Just to chip in here. As part of our development for the ZOOM project (a data analysis platform built for Aidsfonds in cooperation with HumanityX -Leiden University-) we are in the final stages of the Datamapper component: a (lots of different types of) CSV convertor to the ZOOM data model. ZOOM is built on top of the IATI Studio core, which runs on top of the OIPA Datastore, so we’re trying to re-use existing technology.

With regards to the ZOOM Datamapper component, I’d be happy to see how we can amend that conversion process so it could fit a ‘generic’ CSV file for organisations to publish to IATI. In this setup we have many moving parts: data input, data normalisation, data storage and data output (API).

Seeing how ZOOM will touch some of the IATI Studio UI elements and OIPA, I could see the following scenario play out:

Datamapper (ZOOM data conversion component)
CSV input (different types)

OIPA Datastore (input/conversion/storage/API)
IATI XML input

IATI Studio
IATI Publisher component (Manage IATI data/connect to Registry etc.)
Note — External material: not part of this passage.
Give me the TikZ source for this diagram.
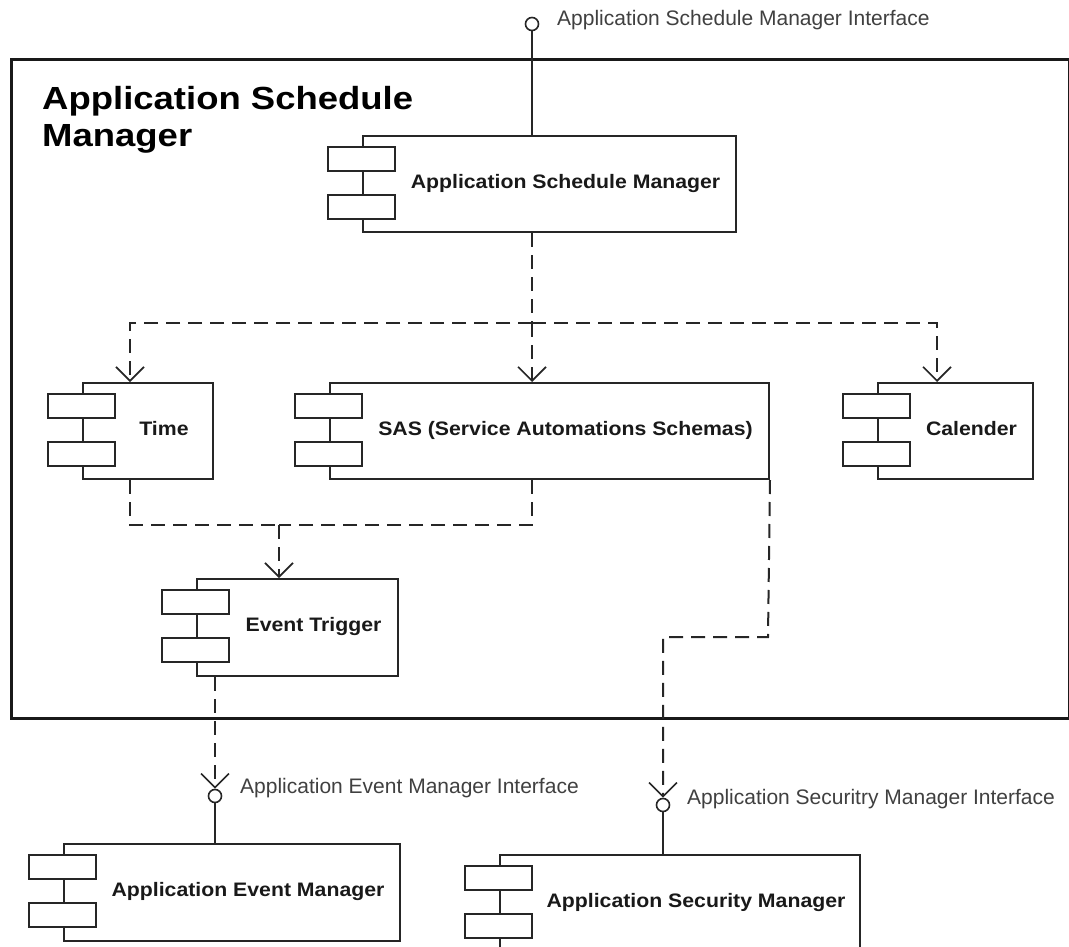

I’d be happy to have a call on the ZOOM Datamapper for:

  • CSV ‘IATI’ Ready files for input
  • Map CSV ‘IATI’ to OIPA/IATI Studio
  • Publish the converted CSV ‘IATI’ XML file to the Registry.
  • Continue & repeat

Can we setup a call and see how we would like to move on this specific subject?

Thanks, Siem

I’ve now written up our approach to Spreadsheet to IATI conversion, as introduced in my lightening talk at the TAG:

The command line tool is currently usable offline, but I would concede that’s not super simple. We’re working on a simple web interface though, but that won’t be available offline.

Interested to discuss this further, to see if we could better address @SJohns bullet points. One approach we discussed very briefly at the TAG, was whether @mikesmith’s tool and ours could be made more compatible.